Here we provide documentation with respect to using and running the experiment manager. For documentation regarding the MariusGNN source code contained in this artifact see the DOCS.md file.
This artifact is organized as follows:
datasets/ // directory created to download and store preprocessed datasets
examples/docker/ // contains the example Dockerfile for installation
experiment_manager/ // suit of python scripts for running paper experiments and baseline systems
baselines/
dgl/ // contains the code for running GNNs using the DGL baseline
pyg/ // contains the code for running GNNs using the PyG baseline
disk/ // contains python scripts and configs for out-of-core microbenchmarks (Table 7, Figure 8)
example/ // contains the python scripts and configs for the minimal working example
sampling/ // contains the python scripts and configs for neighborhood sampling experiments (Table 6)
setup_dgl/ // contains a single experiment to import dgl and allow for typo fixing (used during install)
system_comparisons/ // contains the python scripts and configs for the system comparisons (Tables 3-5, Figure 7)

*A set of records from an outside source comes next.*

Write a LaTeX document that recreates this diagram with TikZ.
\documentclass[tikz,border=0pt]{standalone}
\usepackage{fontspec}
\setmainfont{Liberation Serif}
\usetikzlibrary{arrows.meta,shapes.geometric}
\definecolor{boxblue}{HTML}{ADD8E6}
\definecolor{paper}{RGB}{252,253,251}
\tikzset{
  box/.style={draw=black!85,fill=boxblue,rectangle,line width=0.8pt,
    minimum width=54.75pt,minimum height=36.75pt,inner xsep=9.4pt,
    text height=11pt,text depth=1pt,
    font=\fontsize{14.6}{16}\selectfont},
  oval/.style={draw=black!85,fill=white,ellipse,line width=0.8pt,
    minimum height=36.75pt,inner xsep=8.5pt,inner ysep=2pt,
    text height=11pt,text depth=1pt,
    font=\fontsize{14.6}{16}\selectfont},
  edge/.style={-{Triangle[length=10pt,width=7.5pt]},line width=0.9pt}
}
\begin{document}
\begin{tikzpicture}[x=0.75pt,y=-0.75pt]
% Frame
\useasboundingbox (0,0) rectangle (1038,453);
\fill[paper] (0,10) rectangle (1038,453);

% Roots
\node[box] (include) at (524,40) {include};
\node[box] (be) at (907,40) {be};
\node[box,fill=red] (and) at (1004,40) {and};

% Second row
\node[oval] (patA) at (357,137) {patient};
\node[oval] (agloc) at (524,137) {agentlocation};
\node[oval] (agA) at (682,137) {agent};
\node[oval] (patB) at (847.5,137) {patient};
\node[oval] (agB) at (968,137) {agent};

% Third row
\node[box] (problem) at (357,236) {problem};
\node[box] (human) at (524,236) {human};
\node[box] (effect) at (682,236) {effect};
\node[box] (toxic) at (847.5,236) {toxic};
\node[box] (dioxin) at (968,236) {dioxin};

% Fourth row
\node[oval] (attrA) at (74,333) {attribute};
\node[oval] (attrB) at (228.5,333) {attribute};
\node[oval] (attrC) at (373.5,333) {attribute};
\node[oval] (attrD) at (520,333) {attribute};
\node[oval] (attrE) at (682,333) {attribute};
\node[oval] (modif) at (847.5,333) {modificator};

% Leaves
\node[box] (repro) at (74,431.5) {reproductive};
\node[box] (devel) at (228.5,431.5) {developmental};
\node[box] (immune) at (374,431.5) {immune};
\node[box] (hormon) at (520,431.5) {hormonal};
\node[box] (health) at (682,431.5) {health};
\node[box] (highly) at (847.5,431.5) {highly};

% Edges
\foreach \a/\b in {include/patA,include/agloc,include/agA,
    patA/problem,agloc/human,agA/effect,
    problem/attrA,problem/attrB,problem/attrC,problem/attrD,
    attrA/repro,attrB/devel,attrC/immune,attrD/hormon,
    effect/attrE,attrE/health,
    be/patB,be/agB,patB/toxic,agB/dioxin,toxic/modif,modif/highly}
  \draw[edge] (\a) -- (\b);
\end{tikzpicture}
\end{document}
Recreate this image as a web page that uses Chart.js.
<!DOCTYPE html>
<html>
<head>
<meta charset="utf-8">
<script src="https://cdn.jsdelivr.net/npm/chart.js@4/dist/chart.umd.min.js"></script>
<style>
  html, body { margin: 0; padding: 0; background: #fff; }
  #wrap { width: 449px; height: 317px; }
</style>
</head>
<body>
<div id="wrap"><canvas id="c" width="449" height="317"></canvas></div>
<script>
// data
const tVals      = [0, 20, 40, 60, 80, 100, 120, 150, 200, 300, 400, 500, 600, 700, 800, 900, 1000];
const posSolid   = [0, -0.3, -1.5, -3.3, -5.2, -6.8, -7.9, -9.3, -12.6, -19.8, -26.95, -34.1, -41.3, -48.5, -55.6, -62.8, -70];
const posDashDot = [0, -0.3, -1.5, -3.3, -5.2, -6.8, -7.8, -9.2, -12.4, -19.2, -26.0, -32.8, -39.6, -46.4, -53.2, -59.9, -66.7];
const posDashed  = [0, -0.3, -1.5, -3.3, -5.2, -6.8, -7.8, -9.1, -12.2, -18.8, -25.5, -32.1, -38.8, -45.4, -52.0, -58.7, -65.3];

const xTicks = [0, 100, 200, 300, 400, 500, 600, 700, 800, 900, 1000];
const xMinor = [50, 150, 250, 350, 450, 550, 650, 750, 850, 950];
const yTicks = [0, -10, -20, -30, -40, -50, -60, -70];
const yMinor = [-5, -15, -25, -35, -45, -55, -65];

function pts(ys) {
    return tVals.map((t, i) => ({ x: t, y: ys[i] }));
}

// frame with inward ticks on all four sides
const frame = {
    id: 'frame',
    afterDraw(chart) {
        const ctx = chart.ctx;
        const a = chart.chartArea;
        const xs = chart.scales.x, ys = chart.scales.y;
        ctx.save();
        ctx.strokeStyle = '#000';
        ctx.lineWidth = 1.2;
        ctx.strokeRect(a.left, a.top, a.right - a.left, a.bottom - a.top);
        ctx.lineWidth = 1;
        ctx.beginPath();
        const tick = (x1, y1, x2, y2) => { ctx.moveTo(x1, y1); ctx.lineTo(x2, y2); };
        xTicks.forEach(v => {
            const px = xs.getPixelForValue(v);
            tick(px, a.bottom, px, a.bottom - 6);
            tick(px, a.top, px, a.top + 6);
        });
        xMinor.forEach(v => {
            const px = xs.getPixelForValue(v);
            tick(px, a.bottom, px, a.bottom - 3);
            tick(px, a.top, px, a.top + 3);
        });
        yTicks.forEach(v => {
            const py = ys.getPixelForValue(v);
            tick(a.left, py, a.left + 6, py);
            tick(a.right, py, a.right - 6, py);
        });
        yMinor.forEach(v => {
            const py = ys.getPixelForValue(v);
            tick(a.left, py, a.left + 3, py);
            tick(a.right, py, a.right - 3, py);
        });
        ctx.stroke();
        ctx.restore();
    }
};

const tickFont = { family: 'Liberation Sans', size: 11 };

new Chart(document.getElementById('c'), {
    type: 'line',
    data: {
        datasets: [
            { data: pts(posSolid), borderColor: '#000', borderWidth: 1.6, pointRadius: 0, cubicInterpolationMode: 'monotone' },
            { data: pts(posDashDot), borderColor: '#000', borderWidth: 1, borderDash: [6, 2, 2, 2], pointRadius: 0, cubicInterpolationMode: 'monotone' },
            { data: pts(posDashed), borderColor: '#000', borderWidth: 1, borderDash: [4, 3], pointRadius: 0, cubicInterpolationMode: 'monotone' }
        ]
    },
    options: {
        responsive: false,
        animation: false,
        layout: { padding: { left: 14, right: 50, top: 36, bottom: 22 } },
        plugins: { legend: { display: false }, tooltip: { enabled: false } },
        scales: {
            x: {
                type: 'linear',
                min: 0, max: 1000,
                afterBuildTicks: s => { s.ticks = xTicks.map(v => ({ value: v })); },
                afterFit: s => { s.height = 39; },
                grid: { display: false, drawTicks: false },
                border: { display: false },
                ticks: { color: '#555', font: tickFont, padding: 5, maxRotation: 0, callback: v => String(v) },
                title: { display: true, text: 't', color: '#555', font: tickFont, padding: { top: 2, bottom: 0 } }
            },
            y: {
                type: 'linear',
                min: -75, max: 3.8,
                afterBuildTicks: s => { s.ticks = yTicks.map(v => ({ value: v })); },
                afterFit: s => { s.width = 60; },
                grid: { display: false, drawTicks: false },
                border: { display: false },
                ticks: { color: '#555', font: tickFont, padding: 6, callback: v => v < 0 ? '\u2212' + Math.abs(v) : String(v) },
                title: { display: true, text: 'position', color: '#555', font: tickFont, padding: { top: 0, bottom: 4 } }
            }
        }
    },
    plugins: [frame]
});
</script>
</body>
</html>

executor.py // executes training for each system and starts/stop results collection
parsing.py // parses the output of each system, dstat, and nvidia-smi
reporting.py // prints experiment summaries
run_experiment.py // entry script which runs each experiment with desired flags
tracing.py // runs dstat and nvidia-smi during experiments for tracing
results/ // directory created to store experiment results and outpur files
src/ // MariusGNN artifact source code
To reproduce the experiments we have provided Python scripts to run each experiment in the paper. Experiments are run from the repository root directory with:
python3 experiment_manager/run_experiment.py --experiment <experiment_name>
To change which experiment is run simply change the <experiment_name>
. Below we provide a table with the experiment
name for each result reported in the paper as well as the machine needed and any additional notes.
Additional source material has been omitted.